Rate cut will help affordability, but governments need to consider last-buyer incentives

The good news for homeowners and investors continued today with the Reserve Bank cutting the official cash rate by 25 basis points to a historic low of 1.25%.

“This decision follows hot on the heels of APRA calling on lenders to scrap the 7% mortgage interest rate test and the Federal Election result that has ensured that property tax benefits such as negative gearing and the 50% capital gains tax discount are maintained,” said Angus Raine, Executive Chairman, Raine & Horne.

“Many of the offices I have spoken to or visited over the last two weeks are reporting their phones started ringing again on the Monday morning after the election. This result underlines once again that consumers don’t like uncertainty.

“The decision by the central bank today will have a similar result on buyer confidence and throw in the Federal Government’s new First Home Loan Deposit Scheme announced during the Federal Election campaign, and the short to medium term outlook for Australian property markets is much stronger than even a month ago. 

In welcoming the cut in the official interest rate, the Real Estate Institute of NSW President Elect Brett Hunter, also Director of Raine & Horne Terrigal agrees the RBA’s move will help affordability for first home buyers.

“The caveat is that the banks must come to the party and pass this rate cut on in full,” said Mr Hunter.

“First home buyers have all the power in the market right now. They have all the support from the government, the central bank, the lenders, and there are plenty of incentives aimed at first-timers seeking to buy off the plan property.

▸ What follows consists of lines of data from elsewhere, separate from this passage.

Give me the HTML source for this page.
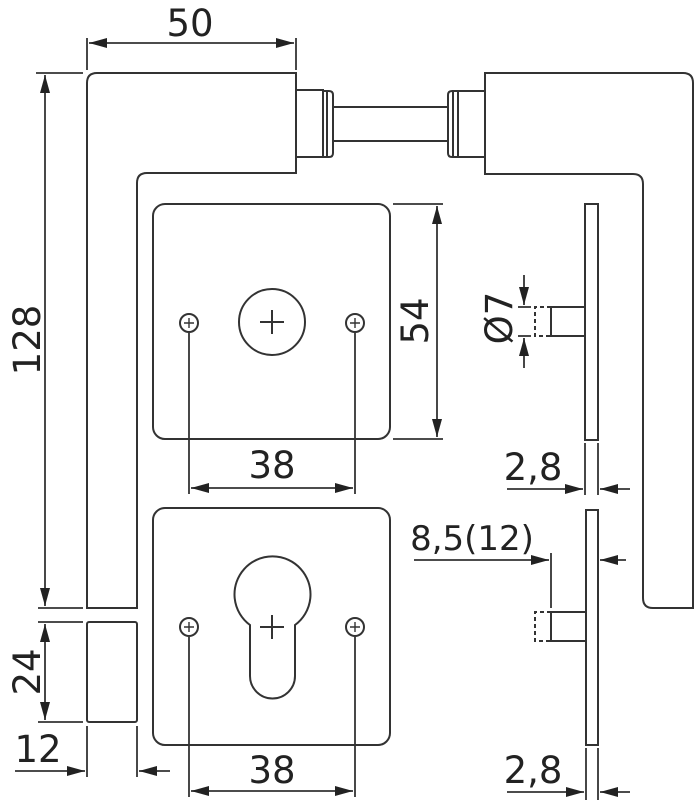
<!DOCTYPE html>
<html><head><meta charset="utf-8"><style>
html,body{margin:0;padding:0;background:#fff}
svg{display:block}
text{font-family:"DejaVu Sans","Liberation Sans",sans-serif;fill:#222}
</style></head><body>
<svg width="695" height="800" viewBox="0 0 695 800" xmlns="http://www.w3.org/2000/svg">
<defs>
<marker id="a" viewBox="0 0 18 10" refX="18" refY="5" markerWidth="18" markerHeight="10" markerUnits="userSpaceOnUse" orient="auto-start-reverse"><path d="M0,0 L18,5 L0,10 z" fill="#222"/></marker>
</defs>
<g fill="none" stroke="#333" stroke-width="2">
<path d="M87,608 V83 Q87,73 97,73 H296 V173 H147 Q137,173 137,183 V608 Z"/>
<rect x="87" y="622" width="50" height="100" rx="2"/>
<rect x="296" y="90" width="27" height="67"/>
<path d="M323,91 h6 q4,0 4,4 v58 q0,4 -4,4 h-6"/>
<line x1="327" y1="91" x2="327" y2="157"/>
<line x1="333" y1="107" x2="447" y2="107"/>
<line x1="333" y1="141" x2="447" y2="141"/>
<path d="M458,91 h-6 q-4,0 -4,4 v58 q0,4 4,4 h6"/>
<line x1="453" y1="91" x2="453" y2="157"/>
<rect x="458" y="91" width="27" height="66"/>
<path d="M485,157 V73 H683 Q693,73 693,83 V608 H653 Q643,608 643,598 V184 Q643,174 633,174 H485 Z"/>
<rect x="153" y="204" width="237" height="235" rx="12"/>
<circle cx="272" cy="322" r="33"/>
<path d="M260,322 h24 M272,310 v24"/>
<circle cx="189" cy="323" r="9" stroke-width="2"/>
<circle cx="355" cy="323" r="9" stroke-width="2"/>
<path d="M184,323 h10 M189,318 v10 M350,323 h10 M355,318 v10" stroke-width="1.4"/>
<rect x="153" y="508" width="237" height="237" rx="12"/>
<path d="M250,625 A38,38 0 1 1 295,625 V676 A22.5,22.5 0 0 1 250,676 Z"/>
<path d="M260,627 h24 M272,615 v24"/>
<circle cx="189" cy="627" r="9" stroke-width="2"/>
<circle cx="355" cy="627" r="9" stroke-width="2"/>
<path d="M184,627 h10 M189,622 v10 M350,627 h10 M355,622 v10" stroke-width="1.4"/>
<rect x="585" y="204" width="13" height="236"/>
<path d="M585,307 H551 V336 H585"/>
<path d="M551,307 H535 V336 H551" stroke-dasharray="4,3"/>
<rect x="586" y="510" width="12" height="235"/>
<path d="M586,612 H551 V641 H586"/>
<path d="M551,612 H535 V641 H551" stroke-dasharray="4,3"/>
</g>
<g fill="none" stroke="#333" stroke-width="1.8">
<line x1="87" y1="38" x2="87" y2="70"/><line x1="296" y1="38" x2="296" y2="70"/>
<line x1="89" y1="43" x2="294" y2="43" marker-start="url(#a)" marker-end="url(#a)"/>
<line x1="36" y1="73" x2="83" y2="73"/><line x1="38" y1="608" x2="83" y2="608"/>
<line x1="45" y1="75" x2="45" y2="606" marker-start="url(#a)" marker-end="url(#a)"/>
<line x1="38" y1="622" x2="83" y2="622"/><line x1="38" y1="722" x2="83" y2="722"/>
<line x1="45" y1="624" x2="45" y2="720" marker-start="url(#a)" marker-end="url(#a)"/>
<line x1="87" y1="726" x2="87" y2="777"/><line x1="137" y1="726" x2="137" y2="777"/>
<line x1="15" y1="771" x2="85" y2="771" marker-end="url(#a)"/>
<line x1="170" y1="771" x2="139" y2="771" marker-end="url(#a)"/>
<line x1="393" y1="204" x2="443" y2="204"/><line x1="393" y1="439" x2="443" y2="439"/>
<line x1="437" y1="206" x2="437" y2="437" marker-start="url(#a)" marker-end="url(#a)"/>
<line x1="189" y1="333" x2="189" y2="494"/><line x1="355" y1="333" x2="355" y2="494"/>
<line x1="191" y1="488" x2="353" y2="488" marker-start="url(#a)" marker-end="url(#a)"/>
<line x1="189" y1="637" x2="189" y2="797"/><line x1="355" y1="637" x2="355" y2="797"/>
<line x1="191" y1="791" x2="353" y2="791" marker-start="url(#a)" marker-end="url(#a)"/>
<line x1="518" y1="307" x2="531" y2="307"/><line x1="518" y1="336" x2="531" y2="336"/>
<line x1="524" y1="275" x2="524" y2="305" marker-end="url(#a)"/>
<line x1="524" y1="368" x2="524" y2="338" marker-end="url(#a)"/>
<line x1="585" y1="443" x2="585" y2="495"/><line x1="598" y1="443" x2="598" y2="495"/>
<line x1="507" y1="489" x2="583" y2="489" marker-end="url(#a)"/>
<line x1="630" y1="489" x2="600" y2="489" marker-end="url(#a)"/>
<line x1="551" y1="553" x2="551" y2="608"/>
<line x1="414" y1="560" x2="549" y2="560" marker-end="url(#a)"/>
<line x1="626" y1="560" x2="600" y2="560" marker-end="url(#a)"/>
<line x1="586" y1="748" x2="586" y2="800"/><line x1="598" y1="748" x2="598" y2="800"/>
<line x1="507" y1="792" x2="584" y2="792" marker-end="url(#a)"/>
<line x1="630" y1="792" x2="600" y2="792" marker-end="url(#a)"/>
</g>
<g font-size="37">
<text x="190" y="36" text-anchor="middle">50</text>
<text transform="translate(40,340) rotate(-90)" text-anchor="middle">128</text>
<text transform="translate(40,672) rotate(-90)" text-anchor="middle">24</text>
<text x="38" y="762" text-anchor="middle">12</text>
<text transform="translate(428,321) rotate(-90)" text-anchor="middle">54</text>
<text x="272" y="478" text-anchor="middle">38</text>
<text x="272" y="783" text-anchor="middle">38</text>
<text transform="translate(512,318) rotate(-90)" text-anchor="middle">Ø7</text>
<text x="533" y="480" text-anchor="middle">2,8</text>
<text x="533" y="783" text-anchor="middle">2,8</text>
<text x="472" y="550" text-anchor="middle" font-size="34">8,5(12)</text>
</g>
</svg>
</body></html>
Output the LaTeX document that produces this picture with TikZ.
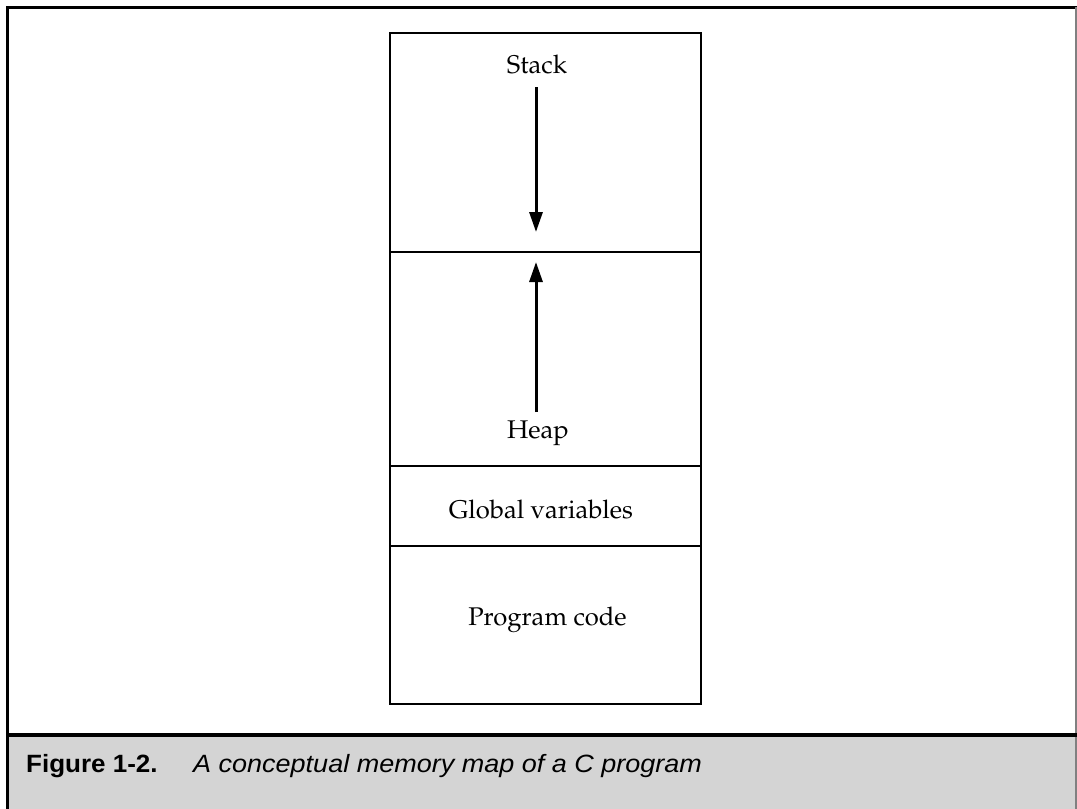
\documentclass[tikz,border=0pt]{standalone}
\usepackage{fontspec}
\usetikzlibrary{arrows.meta}
\newfontfamily\capfont{Liberation Sans}
\newcommand\palfont{\fontencoding{OT1}\fontfamily{ppl}\selectfont}
\definecolor{capgray}{HTML}{D4D4D4}
\tikzset{
  seglabel/.style={font=\palfont\fontsize{25.6}{30}\selectfont, inner sep=0pt, anchor=base},
  boxline/.style={line width=2.5pt},
  growarrow/.style={line width=3pt, -{Triangle[length=20pt,width=13pt]}},
  captext/.style={anchor=base west, inner sep=0pt},
}
\begin{document}
\begin{tikzpicture}[x=1pt,y=-1pt]
\useasboundingbox (0,0) rectangle (1077,809);
\fill[white] (0,0) rectangle (1077,809);
\fill[capgray] (7,735) rectangle (1077,809);
\draw[line width=3pt] (7,809) -- (7,7) -- (1077,7);
\draw[line width=1.5pt, gray] (1076,7) -- (1076,809);
\draw[line width=4pt] (7,735) -- (1077,735);
% memory map
\draw[boxline] (390,33) rectangle (701,704);
\draw[boxline] (390,252) -- (701,252);
\draw[boxline] (390,466) -- (701,466);
\draw[boxline] (390,546) -- (701,546);
\node[seglabel] (stack) at (537,73) {Stack};
\node[seglabel] (heap) at (538,438) {Heap};
\node[seglabel] (glob) at (541,518) {Global variables};
\node[seglabel] (prog) at (547.5,625) {Program code};
\coordinate (stackfrom) at (536,87);
\coordinate (stacktip) at (536,232);
\coordinate (heapfrom) at (536,412);
\coordinate (heaptip) at (536,262);
\draw[growarrow] (stackfrom) -- (stacktip);
\draw[growarrow] (heapfrom) -- (heaptip);
% caption
\node[captext] (fig) at (26,772) {\capfont\fontsize{25}{28}\selectfont\bfseries\scalebox{1.04}[1]{Figure 1-2.}};
\node[captext] (captxt) at (193,772) {\capfont\fontsize{25}{28}\selectfont\itshape\scalebox{1.08}[1]{A conceptual memory map of a C program}};
\end{tikzpicture}
\end{document}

“However, the trouble is empty nesters don’t have the incentives to move, which is hindering the housing plans of upgraders and first-time buyers.

“We need governments to look at ways to provide last-time buyer incentives to help encourage the empty nesters to downsize.

“Tax incentives have been proven to work for first-time buyers. Now is the time to try to encourage empty nesters to move through tax incentives.